• _Direction_
Write out the listing from the line with "Output the Python" to the line with "ax.plot(tan_theta, tan_E, color=(1, 0, 0), lw=1.1)", both lines included, exactly and nothing beyond. Leave pictures out.

• _Provided information_
---+---

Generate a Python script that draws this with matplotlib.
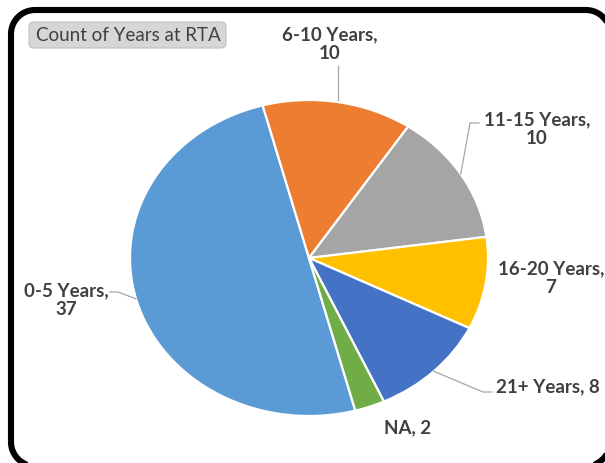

---+---

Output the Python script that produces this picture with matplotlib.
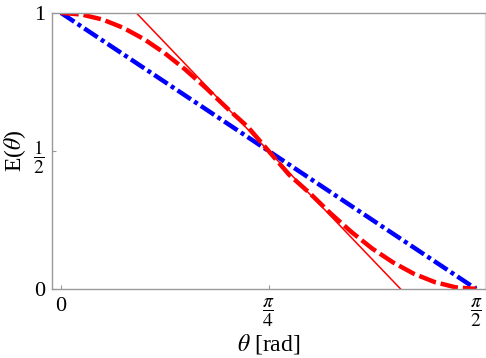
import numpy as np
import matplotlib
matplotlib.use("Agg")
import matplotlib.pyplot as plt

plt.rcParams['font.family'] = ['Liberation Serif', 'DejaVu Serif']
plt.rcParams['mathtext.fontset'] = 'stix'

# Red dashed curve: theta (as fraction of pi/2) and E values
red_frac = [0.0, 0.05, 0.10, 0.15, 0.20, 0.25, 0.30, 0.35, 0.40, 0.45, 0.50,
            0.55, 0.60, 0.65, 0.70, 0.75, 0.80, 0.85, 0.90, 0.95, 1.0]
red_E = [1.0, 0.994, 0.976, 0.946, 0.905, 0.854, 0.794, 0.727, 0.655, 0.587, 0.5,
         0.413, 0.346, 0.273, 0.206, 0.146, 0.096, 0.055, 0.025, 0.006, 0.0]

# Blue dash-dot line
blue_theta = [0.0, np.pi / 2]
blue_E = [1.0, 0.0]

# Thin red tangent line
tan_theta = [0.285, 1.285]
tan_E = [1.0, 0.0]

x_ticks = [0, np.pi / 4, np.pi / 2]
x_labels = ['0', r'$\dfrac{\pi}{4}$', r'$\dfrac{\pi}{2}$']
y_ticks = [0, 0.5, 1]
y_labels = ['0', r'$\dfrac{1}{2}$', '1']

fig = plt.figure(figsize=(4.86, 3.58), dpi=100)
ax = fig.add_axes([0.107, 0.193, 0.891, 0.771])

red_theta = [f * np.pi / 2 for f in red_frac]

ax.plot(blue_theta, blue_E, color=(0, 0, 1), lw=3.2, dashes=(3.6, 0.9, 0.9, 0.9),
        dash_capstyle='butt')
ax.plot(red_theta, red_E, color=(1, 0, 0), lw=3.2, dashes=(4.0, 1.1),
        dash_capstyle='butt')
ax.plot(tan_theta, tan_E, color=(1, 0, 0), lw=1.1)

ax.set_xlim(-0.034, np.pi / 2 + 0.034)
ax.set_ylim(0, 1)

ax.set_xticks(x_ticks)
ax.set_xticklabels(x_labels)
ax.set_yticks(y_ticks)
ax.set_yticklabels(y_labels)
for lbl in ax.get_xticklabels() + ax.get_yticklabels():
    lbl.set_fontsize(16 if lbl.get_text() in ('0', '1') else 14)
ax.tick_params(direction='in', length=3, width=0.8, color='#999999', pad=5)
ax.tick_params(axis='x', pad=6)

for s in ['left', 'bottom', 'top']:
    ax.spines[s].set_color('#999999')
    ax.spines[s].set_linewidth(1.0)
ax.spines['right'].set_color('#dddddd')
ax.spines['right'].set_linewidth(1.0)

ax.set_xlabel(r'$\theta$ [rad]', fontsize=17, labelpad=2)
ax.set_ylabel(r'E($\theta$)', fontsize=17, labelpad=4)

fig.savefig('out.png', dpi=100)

---+---

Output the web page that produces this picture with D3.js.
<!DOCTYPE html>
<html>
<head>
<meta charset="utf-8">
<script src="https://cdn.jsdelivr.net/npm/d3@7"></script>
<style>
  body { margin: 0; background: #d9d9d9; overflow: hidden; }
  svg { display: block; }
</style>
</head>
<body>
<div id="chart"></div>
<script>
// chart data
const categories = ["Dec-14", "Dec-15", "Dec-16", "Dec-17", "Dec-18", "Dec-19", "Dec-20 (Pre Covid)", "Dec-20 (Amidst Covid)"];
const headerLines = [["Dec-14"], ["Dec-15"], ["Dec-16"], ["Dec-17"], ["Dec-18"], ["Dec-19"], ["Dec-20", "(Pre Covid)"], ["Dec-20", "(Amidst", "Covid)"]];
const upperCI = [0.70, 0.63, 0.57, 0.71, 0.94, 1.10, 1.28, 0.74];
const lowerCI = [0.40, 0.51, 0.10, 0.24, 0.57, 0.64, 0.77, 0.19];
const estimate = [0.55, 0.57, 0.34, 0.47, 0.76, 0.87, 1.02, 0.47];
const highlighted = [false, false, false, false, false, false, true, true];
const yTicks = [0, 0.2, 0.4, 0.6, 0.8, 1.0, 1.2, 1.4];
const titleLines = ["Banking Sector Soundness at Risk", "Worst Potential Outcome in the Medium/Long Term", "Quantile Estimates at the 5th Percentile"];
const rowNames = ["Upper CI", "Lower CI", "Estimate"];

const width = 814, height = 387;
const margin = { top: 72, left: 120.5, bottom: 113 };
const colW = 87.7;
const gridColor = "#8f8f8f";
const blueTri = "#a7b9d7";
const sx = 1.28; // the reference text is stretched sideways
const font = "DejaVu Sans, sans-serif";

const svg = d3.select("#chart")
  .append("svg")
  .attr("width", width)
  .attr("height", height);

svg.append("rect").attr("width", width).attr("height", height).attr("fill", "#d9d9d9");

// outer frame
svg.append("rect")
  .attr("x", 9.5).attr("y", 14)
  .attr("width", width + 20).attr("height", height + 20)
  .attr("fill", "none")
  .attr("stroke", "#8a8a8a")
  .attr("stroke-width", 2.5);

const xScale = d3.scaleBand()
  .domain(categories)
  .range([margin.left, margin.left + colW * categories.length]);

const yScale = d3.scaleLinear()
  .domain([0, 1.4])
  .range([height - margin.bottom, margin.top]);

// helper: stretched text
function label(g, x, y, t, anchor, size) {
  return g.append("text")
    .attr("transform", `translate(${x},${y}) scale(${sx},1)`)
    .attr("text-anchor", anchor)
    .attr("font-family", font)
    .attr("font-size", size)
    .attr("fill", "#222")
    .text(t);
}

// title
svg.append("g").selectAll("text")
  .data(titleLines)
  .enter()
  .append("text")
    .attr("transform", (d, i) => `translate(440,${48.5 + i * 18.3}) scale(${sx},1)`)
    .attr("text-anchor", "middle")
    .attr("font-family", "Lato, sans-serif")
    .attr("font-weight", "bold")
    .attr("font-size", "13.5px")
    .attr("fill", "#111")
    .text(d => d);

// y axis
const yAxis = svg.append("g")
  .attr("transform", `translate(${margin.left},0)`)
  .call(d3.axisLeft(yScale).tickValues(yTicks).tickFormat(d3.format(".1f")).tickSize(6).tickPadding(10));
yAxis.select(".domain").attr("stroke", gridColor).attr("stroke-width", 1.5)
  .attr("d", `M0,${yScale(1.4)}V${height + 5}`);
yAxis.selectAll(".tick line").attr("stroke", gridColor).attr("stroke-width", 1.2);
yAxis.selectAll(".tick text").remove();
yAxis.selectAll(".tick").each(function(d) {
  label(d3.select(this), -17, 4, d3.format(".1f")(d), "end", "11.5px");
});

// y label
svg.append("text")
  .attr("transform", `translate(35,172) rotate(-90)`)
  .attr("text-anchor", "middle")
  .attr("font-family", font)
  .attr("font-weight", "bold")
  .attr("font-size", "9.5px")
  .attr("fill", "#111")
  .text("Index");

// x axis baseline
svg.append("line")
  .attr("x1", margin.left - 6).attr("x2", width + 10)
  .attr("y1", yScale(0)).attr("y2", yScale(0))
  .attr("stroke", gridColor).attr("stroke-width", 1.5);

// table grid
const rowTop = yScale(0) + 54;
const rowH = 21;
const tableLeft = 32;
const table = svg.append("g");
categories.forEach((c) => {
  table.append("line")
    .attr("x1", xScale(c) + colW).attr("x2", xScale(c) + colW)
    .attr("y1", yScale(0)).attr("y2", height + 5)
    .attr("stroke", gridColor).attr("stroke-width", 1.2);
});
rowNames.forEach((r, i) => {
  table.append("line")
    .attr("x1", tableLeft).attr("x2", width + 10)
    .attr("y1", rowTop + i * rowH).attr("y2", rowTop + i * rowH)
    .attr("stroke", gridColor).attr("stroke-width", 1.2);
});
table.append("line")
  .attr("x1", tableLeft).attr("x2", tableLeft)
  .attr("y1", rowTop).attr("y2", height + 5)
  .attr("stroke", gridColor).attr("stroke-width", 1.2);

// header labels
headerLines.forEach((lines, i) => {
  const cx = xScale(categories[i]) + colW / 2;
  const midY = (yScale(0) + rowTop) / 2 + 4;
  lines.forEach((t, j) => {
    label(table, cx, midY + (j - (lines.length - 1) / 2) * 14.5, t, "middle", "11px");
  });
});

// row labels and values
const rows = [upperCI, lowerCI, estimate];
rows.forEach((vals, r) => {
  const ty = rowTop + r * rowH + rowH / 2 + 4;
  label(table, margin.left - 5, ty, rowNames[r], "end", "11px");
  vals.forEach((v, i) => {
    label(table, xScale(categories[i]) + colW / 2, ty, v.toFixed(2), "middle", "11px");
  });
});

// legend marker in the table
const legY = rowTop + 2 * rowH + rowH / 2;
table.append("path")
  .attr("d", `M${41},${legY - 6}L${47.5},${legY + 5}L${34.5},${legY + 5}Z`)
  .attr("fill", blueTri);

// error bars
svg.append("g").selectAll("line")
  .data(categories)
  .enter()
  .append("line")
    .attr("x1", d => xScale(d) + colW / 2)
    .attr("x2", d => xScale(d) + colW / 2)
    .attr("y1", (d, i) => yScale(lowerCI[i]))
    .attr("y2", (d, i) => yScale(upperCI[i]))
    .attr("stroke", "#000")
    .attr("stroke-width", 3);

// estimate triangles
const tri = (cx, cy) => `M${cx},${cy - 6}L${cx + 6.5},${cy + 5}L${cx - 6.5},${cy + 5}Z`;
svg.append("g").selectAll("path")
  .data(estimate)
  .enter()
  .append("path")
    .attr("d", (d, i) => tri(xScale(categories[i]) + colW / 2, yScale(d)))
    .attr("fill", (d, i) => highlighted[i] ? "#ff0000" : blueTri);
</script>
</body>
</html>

---+---

• _Solution for this task_
Output the Python script that produces this picture with matplotlib.
import numpy as np
import matplotlib
matplotlib.use("Agg")
import matplotlib.pyplot as plt

plt.rcParams['font.family'] = ['Liberation Serif', 'DejaVu Serif']
plt.rcParams['mathtext.fontset'] = 'stix'

# Red dashed curve: theta (as fraction of pi/2) and E values
red_frac = [0.0, 0.05, 0.10, 0.15, 0.20, 0.25, 0.30, 0.35, 0.40, 0.45, 0.50,
            0.55, 0.60, 0.65, 0.70, 0.75, 0.80, 0.85, 0.90, 0.95, 1.0]
red_E = [1.0, 0.994, 0.976, 0.946, 0.905, 0.854, 0.794, 0.727, 0.655, 0.587, 0.5,
         0.413, 0.346, 0.273, 0.206, 0.146, 0.096, 0.055, 0.025, 0.006, 0.0]

# Blue dash-dot line
blue_theta = [0.0, np.pi / 2]
blue_E = [1.0, 0.0]

# Thin red tangent line
tan_theta = [0.285, 1.285]
tan_E = [1.0, 0.0]

x_ticks = [0, np.pi / 4, np.pi / 2]
x_labels = ['0', r'$\dfrac{\pi}{4}$', r'$\dfrac{\pi}{2}$']
y_ticks = [0, 0.5, 1]
y_labels = ['0', r'$\dfrac{1}{2}$', '1']

fig = plt.figure(figsize=(4.86, 3.58), dpi=100)
ax = fig.add_axes([0.107, 0.193, 0.891, 0.771])

red_theta = [f * np.pi / 2 for f in red_frac]

ax.plot(blue_theta, blue_E, color=(0, 0, 1), lw=3.2, dashes=(3.6, 0.9, 0.9, 0.9),
        dash_capstyle='butt')
ax.plot(red_theta, red_E, color=(1, 0, 0), lw=3.2, dashes=(4.0, 1.1),
        dash_capstyle='butt')
ax.plot(tan_theta, tan_E, color=(1, 0, 0), lw=1.1)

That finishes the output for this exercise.